I actually think you're wrong here neroden.
Well, you can *think* that, but in fact I'm right and you're wrong.
The way most of the autonomous driving system works is via machine learning, where it learns what the desired output (vehicle control actions) is for a given set of inputs (radar, cameras, etc), over time, with guidance from humans teaching it - this is a big part of what the cars are doing when they're in shadow mode, or otherwise being piloted by their human, is recording how the human driver reacted to that set of inputs.
It's a statistical correlation system, yes. Based on common data patterns. It does badly if you haven't fed it the right data on the weird situations.
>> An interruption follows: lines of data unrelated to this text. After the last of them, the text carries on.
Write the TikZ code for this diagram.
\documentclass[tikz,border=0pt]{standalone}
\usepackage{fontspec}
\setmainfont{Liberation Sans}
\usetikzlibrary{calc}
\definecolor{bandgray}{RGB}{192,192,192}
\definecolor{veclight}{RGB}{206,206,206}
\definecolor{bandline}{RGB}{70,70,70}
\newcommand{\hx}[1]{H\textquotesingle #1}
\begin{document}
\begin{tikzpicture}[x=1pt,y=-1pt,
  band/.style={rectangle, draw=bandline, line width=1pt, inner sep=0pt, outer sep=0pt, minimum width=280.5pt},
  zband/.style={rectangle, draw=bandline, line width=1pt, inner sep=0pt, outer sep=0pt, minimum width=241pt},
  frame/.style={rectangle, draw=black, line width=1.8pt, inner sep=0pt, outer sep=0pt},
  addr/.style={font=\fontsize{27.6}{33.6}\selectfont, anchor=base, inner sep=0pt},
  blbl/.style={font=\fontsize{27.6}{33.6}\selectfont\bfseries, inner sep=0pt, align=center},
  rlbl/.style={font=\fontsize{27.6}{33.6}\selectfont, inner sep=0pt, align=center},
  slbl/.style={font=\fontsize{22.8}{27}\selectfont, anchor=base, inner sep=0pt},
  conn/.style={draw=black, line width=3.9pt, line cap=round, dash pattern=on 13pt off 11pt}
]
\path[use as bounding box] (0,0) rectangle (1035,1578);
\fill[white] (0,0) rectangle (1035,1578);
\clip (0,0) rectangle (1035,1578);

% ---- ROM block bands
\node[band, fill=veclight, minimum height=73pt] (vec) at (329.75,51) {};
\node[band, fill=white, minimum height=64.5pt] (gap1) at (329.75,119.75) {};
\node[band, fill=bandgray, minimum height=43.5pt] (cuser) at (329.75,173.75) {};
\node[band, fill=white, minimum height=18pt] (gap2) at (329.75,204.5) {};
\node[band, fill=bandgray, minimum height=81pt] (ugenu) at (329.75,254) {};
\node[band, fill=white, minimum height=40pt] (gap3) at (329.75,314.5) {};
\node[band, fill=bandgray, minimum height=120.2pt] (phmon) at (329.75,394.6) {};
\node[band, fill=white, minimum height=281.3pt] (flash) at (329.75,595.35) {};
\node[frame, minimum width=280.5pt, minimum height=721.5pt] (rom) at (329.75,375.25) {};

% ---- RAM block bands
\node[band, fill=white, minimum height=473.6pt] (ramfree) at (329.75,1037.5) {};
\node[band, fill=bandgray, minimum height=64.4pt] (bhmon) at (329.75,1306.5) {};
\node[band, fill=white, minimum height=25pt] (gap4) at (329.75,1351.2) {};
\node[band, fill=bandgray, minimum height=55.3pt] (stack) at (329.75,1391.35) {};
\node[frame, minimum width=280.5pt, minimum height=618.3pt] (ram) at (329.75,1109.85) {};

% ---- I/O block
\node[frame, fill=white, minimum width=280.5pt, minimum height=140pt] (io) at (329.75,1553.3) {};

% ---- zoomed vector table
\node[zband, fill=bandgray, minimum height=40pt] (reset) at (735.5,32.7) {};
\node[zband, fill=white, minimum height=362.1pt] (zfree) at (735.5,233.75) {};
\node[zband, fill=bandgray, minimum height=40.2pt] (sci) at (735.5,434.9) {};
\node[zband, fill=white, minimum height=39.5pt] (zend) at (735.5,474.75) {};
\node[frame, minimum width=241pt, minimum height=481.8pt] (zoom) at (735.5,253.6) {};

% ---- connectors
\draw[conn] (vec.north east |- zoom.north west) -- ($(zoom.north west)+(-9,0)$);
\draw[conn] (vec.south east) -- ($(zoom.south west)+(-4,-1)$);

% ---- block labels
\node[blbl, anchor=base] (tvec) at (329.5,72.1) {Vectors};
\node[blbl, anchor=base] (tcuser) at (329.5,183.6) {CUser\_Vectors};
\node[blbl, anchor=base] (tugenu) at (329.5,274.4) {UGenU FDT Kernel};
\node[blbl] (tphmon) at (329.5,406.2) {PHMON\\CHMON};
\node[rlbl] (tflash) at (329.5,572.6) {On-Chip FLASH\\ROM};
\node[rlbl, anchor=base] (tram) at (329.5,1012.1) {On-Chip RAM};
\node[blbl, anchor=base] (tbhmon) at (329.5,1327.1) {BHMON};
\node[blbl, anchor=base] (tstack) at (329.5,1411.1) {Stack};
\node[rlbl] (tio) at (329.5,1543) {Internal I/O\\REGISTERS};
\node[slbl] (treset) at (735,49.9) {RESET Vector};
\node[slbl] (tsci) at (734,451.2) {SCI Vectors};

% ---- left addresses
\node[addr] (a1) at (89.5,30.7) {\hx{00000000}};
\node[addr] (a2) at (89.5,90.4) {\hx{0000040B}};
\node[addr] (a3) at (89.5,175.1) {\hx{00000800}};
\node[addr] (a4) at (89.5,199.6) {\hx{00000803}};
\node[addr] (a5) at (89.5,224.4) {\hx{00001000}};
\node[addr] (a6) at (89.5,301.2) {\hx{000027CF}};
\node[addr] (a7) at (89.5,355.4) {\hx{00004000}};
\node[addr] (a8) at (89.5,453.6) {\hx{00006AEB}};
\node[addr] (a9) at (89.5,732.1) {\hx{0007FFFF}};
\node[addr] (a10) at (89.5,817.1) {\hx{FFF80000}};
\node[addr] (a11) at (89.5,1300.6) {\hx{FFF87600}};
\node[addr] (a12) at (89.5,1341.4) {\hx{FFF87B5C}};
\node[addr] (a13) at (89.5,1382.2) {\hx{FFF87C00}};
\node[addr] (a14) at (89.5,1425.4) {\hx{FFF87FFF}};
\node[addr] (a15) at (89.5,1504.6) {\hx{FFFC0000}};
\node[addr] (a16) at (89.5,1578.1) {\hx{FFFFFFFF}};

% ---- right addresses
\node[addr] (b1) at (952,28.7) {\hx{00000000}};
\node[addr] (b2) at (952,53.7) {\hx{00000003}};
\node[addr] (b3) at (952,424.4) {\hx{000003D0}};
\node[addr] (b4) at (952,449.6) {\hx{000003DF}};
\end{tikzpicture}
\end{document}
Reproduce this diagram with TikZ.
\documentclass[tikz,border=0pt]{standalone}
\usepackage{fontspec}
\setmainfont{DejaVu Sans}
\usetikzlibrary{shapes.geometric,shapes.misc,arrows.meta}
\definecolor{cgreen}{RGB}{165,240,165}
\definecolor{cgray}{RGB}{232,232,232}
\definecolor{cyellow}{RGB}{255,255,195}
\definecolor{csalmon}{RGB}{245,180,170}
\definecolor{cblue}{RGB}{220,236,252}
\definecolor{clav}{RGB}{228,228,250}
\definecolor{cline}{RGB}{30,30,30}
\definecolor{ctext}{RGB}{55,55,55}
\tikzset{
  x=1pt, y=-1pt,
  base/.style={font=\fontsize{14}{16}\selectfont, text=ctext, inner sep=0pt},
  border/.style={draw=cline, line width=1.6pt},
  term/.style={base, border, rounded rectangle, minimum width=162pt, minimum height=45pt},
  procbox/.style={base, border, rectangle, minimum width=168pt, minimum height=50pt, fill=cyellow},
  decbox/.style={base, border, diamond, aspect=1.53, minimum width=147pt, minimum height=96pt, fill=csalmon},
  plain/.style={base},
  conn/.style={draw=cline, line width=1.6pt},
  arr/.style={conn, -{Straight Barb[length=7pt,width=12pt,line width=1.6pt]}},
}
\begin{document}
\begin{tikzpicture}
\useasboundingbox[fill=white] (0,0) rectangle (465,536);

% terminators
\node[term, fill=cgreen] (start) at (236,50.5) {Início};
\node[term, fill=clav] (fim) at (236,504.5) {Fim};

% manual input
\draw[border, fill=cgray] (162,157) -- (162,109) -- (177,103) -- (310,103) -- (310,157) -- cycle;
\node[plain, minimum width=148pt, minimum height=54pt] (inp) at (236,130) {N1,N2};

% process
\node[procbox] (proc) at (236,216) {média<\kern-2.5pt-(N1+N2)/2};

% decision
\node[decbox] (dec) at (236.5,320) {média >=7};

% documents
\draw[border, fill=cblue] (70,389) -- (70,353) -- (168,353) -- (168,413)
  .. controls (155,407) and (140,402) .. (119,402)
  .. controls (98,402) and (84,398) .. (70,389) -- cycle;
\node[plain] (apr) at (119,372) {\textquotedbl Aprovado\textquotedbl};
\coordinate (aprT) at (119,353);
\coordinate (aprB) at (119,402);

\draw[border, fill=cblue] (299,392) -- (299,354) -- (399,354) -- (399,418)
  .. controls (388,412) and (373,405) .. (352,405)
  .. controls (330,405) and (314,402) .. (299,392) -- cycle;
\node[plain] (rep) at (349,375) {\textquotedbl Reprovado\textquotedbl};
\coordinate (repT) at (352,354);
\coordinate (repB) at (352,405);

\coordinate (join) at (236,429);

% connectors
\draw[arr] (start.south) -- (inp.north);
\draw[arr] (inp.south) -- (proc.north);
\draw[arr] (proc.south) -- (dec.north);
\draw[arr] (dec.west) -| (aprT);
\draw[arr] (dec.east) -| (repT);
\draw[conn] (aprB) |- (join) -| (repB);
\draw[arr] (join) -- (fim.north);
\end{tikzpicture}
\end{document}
It will NEVER have the level of context-sensitivity that a human is capable of acquiring from a human's years of experience. It will always be an idiot savant.
I can spot signs that something is wrong up ahead which are based on my *general knowledge*, not my driving knowledge. The autopilot will never *have* that general knowledge, because it will never acquire that data. We are a very long way from true AI.
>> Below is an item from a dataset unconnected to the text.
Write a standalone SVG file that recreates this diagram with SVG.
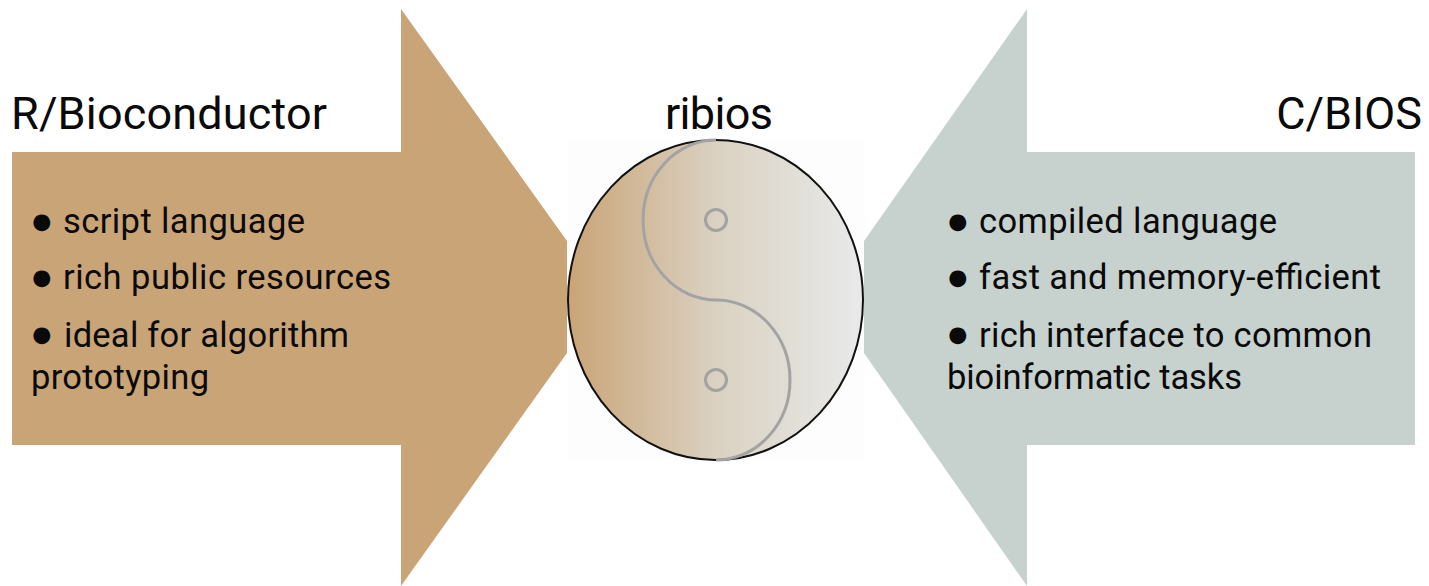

Since the autopilot system has superhuman sensory perception of the world around it - radar can see through snow better than you can, you don't have a GPS in your head accurate to a metre or so, and you don't have eyes in the back and sides of your head - it necessarily follows that it is taking into account a more accurate picture of the world around it to base decisions on.
No, actually, it doesn't. It's missing ludicrous amounts of context which humans get from "general knowledge".
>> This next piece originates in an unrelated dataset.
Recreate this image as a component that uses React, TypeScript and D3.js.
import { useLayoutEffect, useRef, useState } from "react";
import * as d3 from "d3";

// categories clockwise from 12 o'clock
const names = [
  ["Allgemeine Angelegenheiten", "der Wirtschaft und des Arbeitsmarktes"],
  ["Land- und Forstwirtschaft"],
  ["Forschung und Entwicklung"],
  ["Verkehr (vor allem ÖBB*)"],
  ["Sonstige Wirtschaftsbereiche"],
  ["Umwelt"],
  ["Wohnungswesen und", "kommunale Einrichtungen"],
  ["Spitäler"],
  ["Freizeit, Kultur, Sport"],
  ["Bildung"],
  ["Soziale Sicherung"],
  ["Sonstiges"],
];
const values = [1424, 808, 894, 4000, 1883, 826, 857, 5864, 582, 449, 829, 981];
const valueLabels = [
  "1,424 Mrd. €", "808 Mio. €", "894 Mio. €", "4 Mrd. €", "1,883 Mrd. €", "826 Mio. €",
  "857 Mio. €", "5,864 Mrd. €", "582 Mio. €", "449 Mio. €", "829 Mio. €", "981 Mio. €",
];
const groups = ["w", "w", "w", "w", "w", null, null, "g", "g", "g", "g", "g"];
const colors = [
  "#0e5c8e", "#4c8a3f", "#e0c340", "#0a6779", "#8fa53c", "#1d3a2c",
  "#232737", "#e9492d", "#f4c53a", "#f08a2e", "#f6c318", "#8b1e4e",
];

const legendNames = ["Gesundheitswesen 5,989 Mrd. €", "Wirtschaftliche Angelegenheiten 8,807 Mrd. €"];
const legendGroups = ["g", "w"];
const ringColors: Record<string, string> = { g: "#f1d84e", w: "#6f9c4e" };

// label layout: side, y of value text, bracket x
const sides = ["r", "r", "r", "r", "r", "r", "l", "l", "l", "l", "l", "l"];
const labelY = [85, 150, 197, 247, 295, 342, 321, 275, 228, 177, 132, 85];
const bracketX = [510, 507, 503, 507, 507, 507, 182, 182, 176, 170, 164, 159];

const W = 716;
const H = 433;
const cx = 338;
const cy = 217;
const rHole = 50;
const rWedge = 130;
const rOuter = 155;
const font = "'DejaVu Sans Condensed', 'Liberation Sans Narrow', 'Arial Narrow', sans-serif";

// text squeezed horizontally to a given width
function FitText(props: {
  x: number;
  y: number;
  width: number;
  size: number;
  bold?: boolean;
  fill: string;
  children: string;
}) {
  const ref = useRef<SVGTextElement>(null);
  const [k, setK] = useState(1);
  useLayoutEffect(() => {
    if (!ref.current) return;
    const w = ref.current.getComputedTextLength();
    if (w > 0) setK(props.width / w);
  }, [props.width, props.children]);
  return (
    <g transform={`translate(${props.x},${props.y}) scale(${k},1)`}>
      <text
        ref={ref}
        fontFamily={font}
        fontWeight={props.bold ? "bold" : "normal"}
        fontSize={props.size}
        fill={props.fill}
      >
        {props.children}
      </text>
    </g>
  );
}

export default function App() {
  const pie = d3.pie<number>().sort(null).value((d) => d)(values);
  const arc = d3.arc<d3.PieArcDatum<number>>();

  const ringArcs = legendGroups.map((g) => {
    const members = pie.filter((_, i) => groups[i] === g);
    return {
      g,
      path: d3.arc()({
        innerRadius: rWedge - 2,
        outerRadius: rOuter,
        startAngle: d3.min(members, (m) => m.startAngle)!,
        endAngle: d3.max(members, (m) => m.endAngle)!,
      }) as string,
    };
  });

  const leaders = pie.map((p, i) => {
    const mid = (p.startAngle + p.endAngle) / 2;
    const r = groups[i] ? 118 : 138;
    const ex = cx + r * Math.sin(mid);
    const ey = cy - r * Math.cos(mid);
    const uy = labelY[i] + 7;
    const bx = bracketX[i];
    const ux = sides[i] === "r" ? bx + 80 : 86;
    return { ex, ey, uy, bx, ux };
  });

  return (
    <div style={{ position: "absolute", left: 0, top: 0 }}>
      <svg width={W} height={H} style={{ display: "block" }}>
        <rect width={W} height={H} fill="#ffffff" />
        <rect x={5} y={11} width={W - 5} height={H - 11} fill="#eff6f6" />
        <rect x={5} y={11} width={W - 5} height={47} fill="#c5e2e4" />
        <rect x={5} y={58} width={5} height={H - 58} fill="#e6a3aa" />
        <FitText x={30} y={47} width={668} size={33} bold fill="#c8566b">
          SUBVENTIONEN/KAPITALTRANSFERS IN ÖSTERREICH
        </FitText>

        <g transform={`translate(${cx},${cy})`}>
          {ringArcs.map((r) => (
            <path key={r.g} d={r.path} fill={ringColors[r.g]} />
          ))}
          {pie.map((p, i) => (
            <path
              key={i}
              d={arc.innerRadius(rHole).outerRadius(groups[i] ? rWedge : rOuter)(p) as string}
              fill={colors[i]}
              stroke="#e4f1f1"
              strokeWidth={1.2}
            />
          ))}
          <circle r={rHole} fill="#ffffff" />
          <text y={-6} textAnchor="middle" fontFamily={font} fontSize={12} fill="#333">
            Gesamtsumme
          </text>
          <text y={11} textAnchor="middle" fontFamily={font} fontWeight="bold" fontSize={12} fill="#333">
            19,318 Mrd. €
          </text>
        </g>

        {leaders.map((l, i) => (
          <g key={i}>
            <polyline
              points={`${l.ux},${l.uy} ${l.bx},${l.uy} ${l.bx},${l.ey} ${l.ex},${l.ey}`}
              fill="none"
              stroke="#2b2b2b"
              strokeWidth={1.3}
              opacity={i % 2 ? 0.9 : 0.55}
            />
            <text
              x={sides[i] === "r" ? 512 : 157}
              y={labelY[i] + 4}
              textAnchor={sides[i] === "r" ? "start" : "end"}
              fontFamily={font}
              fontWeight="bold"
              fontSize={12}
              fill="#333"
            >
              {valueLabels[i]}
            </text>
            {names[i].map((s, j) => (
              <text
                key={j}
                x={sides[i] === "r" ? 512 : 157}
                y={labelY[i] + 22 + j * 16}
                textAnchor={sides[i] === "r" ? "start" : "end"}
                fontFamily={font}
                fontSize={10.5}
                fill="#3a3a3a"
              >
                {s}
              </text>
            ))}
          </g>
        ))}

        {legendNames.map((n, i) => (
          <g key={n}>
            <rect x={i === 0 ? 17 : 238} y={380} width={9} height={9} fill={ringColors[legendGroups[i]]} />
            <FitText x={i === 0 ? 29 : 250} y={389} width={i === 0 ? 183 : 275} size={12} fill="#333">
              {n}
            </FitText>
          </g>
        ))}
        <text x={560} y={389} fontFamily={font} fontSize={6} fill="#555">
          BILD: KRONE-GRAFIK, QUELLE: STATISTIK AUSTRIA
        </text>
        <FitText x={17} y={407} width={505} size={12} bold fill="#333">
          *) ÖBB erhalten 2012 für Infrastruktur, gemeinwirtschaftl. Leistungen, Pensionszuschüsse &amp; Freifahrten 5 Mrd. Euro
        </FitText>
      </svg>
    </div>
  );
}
To use your example - nobody has to program, or teach it to drive in those conditions by using mailboxes as a visual cue for where the road is, it will simply learn to do that as it watches what humans do in those situations and sees mailboxes along the side of the path it's following in a field of white.
This could work if it were being trained on the right data. It *could*.
Unfortunately -- and here's the killer point -- the majority of humans are bad drivers and will simply go off the road in these conditions. (And in other conditions, humans won't follow the mailboxes.) The autopilot is being trained by looking at the behavior of typical drivers, which means BAD drivers. Because it has better sensors it will probably do somewhat better than bad drivers.
You can already see this in the rather stupid lane-finding schemes: they've got one based on road lines which fails if they aren't there. And they've got one based on where people actually drive -- but if the majority of people are weaving out of their lane (*which I expect that they are*), then it's just going to copy the bad drivers!
I already said it would do better than bad drivers, and that bad drivers are typical. Will it be a truly good driver? Not if you train it this way.